Only the lines from the line containing "Reproduce this chart with matplotlib." through the line containing "fig.savefig('out.png', dpi=100)" should be reproduced, please, with no pictures.

· · · · ·

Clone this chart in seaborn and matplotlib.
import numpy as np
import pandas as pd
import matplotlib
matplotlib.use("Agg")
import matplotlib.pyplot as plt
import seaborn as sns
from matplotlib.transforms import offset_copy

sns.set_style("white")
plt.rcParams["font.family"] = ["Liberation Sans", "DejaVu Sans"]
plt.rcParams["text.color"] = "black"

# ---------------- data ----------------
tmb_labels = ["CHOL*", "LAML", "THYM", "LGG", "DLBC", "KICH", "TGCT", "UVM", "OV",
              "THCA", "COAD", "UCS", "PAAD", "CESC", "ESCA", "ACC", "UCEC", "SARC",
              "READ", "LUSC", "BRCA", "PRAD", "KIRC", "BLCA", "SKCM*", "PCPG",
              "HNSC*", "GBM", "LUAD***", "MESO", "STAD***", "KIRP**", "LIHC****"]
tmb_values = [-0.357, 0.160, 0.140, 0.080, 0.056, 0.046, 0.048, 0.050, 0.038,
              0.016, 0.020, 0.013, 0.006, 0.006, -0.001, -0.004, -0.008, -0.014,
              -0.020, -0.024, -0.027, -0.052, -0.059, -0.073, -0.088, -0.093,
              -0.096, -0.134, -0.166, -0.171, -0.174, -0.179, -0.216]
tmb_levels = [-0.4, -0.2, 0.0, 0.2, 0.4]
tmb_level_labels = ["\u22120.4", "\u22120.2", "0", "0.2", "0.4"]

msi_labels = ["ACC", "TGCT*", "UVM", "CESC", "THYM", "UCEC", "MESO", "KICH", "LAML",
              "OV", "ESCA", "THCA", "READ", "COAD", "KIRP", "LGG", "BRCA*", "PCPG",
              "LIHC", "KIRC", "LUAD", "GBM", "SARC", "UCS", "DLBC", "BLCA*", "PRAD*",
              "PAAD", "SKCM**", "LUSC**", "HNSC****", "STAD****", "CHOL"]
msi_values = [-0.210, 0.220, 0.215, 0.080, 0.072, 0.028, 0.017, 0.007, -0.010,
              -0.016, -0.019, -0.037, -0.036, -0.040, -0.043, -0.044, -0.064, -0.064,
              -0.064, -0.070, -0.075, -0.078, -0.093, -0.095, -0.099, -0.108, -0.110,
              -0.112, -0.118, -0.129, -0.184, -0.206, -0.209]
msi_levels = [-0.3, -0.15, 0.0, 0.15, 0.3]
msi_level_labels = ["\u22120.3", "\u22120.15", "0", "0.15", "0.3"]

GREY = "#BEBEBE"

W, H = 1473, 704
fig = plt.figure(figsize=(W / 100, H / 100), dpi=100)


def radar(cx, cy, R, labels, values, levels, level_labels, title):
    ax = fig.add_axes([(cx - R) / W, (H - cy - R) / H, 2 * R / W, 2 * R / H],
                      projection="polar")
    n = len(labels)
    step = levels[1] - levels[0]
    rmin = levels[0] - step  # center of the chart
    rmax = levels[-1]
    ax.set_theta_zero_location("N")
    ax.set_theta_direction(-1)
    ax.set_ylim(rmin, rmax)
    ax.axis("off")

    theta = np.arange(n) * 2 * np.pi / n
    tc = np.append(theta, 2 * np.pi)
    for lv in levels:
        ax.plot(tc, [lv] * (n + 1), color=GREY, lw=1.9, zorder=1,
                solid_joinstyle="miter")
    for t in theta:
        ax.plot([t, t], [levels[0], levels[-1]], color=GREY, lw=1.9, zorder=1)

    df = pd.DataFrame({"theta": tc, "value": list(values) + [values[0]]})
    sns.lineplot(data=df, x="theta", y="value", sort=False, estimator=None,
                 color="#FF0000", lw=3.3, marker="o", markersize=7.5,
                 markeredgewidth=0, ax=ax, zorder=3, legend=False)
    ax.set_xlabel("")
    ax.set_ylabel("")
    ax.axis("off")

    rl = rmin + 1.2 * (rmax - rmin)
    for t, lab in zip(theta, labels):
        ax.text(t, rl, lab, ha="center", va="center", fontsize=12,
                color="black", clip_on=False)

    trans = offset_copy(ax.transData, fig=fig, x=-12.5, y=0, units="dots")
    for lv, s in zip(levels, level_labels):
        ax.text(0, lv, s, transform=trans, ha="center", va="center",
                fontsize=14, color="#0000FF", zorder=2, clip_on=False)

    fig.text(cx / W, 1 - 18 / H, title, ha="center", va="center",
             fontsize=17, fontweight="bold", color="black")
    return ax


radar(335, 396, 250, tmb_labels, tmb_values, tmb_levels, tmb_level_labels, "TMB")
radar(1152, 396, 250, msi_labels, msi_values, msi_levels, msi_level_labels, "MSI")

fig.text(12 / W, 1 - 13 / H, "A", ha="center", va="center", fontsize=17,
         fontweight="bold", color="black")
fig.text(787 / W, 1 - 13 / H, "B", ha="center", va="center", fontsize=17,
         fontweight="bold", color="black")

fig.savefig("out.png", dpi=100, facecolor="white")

· · · · ·

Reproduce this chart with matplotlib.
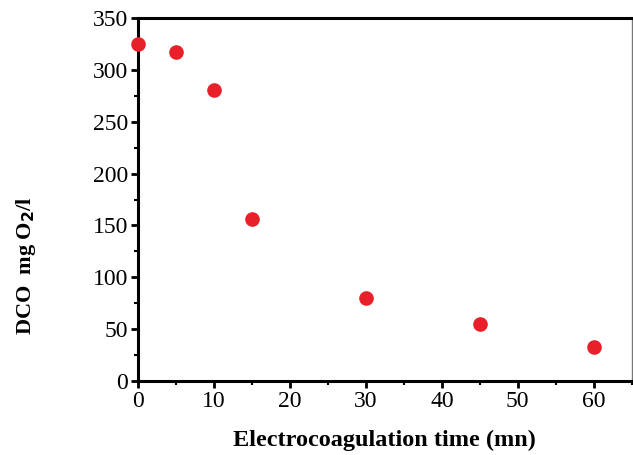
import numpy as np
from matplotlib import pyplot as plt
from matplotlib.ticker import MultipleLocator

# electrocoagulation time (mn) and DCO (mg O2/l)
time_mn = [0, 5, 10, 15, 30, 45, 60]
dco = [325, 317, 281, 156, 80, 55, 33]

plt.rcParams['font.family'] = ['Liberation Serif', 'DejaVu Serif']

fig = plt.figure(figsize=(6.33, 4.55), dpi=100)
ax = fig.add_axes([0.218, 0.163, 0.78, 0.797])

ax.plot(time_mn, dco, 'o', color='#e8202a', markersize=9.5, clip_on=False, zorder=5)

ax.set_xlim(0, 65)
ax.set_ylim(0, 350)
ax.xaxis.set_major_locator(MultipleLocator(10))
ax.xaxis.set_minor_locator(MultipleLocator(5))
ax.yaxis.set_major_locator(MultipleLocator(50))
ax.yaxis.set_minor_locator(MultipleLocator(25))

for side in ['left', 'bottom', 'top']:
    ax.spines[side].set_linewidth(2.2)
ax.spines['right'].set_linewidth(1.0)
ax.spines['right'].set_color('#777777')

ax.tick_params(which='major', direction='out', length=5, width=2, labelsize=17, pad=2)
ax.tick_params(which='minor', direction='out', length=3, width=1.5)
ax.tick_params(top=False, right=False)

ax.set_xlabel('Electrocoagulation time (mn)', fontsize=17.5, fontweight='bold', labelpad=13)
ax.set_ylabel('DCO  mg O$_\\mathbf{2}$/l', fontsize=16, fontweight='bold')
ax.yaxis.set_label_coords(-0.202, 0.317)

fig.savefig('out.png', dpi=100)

· · · · ·

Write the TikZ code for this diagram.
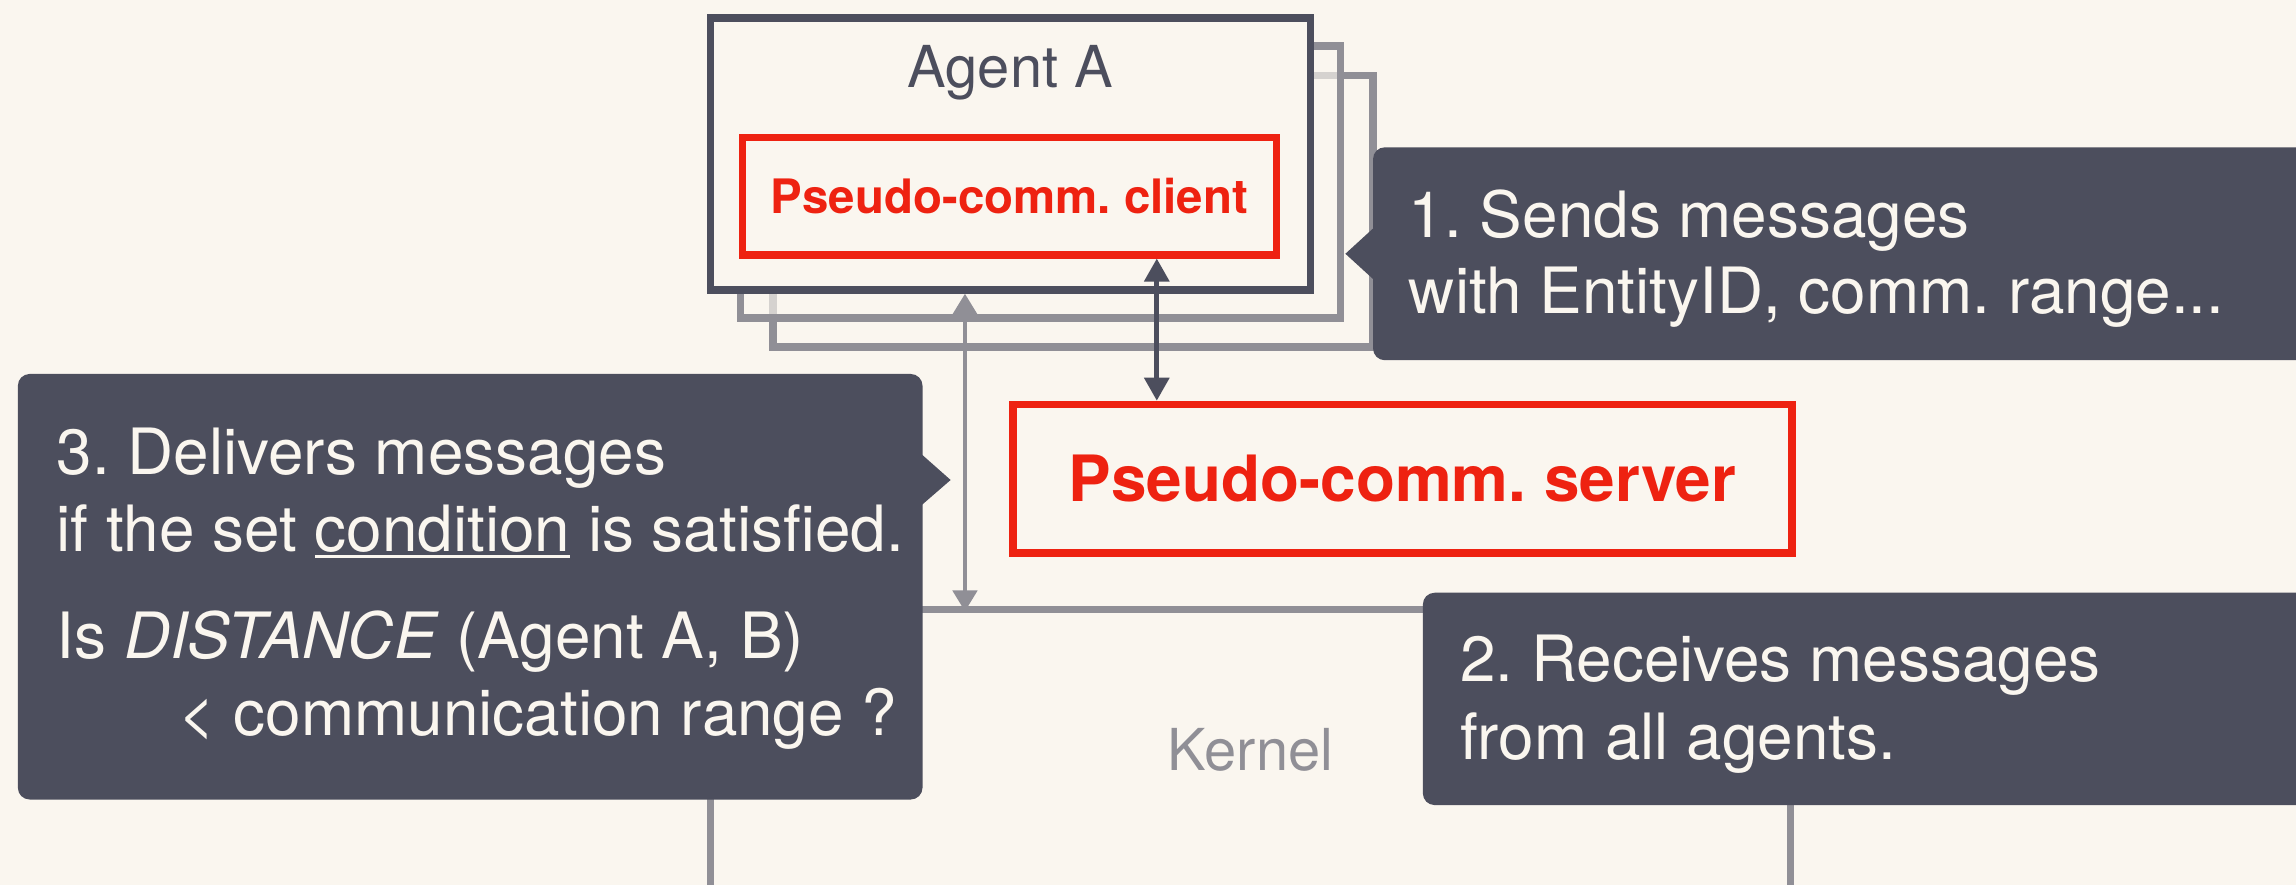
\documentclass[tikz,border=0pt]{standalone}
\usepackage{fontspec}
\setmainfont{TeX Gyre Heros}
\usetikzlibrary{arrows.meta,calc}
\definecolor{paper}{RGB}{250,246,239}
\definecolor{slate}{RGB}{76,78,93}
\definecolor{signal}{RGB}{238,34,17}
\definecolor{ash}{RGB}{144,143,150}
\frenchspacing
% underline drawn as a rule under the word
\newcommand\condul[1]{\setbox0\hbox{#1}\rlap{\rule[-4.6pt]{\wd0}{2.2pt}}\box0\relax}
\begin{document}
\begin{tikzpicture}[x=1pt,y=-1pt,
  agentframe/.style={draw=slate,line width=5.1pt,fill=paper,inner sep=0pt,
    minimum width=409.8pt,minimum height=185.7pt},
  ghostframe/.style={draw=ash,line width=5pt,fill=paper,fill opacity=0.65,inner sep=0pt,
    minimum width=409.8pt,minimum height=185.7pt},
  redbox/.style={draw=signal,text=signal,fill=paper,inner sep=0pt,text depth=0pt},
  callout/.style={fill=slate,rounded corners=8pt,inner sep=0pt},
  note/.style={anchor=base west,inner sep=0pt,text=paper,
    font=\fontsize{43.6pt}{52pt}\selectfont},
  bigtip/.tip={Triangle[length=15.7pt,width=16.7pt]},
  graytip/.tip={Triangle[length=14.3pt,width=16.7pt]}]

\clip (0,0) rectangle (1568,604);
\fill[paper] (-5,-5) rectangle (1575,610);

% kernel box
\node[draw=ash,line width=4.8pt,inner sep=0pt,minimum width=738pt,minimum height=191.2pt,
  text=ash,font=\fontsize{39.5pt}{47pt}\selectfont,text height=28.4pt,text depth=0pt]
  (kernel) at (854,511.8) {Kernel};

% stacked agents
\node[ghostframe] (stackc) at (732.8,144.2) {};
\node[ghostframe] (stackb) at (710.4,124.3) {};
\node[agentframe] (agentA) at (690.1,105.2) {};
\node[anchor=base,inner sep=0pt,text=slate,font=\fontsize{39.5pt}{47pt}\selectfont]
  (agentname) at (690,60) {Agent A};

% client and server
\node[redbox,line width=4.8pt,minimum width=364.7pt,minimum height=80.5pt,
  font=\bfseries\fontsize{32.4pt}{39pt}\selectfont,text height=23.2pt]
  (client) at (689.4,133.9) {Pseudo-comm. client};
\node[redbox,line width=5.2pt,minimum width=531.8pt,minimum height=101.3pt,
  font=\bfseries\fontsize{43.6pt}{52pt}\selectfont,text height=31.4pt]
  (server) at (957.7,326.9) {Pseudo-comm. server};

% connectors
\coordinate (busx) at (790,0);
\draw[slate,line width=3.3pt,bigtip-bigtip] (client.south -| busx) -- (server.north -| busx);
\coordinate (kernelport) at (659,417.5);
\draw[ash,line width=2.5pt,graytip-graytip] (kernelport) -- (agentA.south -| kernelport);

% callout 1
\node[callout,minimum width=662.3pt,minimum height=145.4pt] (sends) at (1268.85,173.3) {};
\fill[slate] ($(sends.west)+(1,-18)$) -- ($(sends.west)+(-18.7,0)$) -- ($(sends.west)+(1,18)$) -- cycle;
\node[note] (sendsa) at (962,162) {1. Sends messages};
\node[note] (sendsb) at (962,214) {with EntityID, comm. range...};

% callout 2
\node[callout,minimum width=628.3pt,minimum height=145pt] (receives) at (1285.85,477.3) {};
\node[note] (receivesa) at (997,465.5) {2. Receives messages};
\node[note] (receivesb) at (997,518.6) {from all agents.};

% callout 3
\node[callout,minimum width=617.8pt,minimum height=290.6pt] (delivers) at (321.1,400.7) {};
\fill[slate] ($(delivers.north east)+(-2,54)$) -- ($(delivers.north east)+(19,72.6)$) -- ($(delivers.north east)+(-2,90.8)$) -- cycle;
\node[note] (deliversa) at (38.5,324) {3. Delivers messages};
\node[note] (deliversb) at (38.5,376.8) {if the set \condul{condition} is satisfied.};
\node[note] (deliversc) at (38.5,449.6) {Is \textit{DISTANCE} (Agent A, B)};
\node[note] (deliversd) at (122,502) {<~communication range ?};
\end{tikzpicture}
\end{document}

· · · · ·

### Output of the exercise
Reproduce this chart with matplotlib.
import numpy as np
from matplotlib import pyplot as plt
from matplotlib.ticker import MultipleLocator

# electrocoagulation time (mn) and DCO (mg O2/l)
time_mn = [0, 5, 10, 15, 30, 45, 60]
dco = [325, 317, 281, 156, 80, 55, 33]

plt.rcParams['font.family'] = ['Liberation Serif', 'DejaVu Serif']

fig = plt.figure(figsize=(6.33, 4.55), dpi=100)
ax = fig.add_axes([0.218, 0.163, 0.78, 0.797])

ax.plot(time_mn, dco, 'o', color='#e8202a', markersize=9.5, clip_on=False, zorder=5)

ax.set_xlim(0, 65)
ax.set_ylim(0, 350)
ax.xaxis.set_major_locator(MultipleLocator(10))
ax.xaxis.set_minor_locator(MultipleLocator(5))
ax.yaxis.set_major_locator(MultipleLocator(50))
ax.yaxis.set_minor_locator(MultipleLocator(25))

for side in ['left', 'bottom', 'top']:
    ax.spines[side].set_linewidth(2.2)
ax.spines['right'].set_linewidth(1.0)
ax.spines['right'].set_color('#777777')

ax.tick_params(which='major', direction='out', length=5, width=2, labelsize=17, pad=2)
ax.tick_params(which='minor', direction='out', length=3, width=1.5)
ax.tick_params(top=False, right=False)

ax.set_xlabel('Electrocoagulation time (mn)', fontsize=17.5, fontweight='bold', labelpad=13)
ax.set_ylabel('DCO  mg O$_\\mathbf{2}$/l', fontsize=16, fontweight='bold')
ax.yaxis.set_label_coords(-0.202, 0.317)

fig.savefig('out.png', dpi=100)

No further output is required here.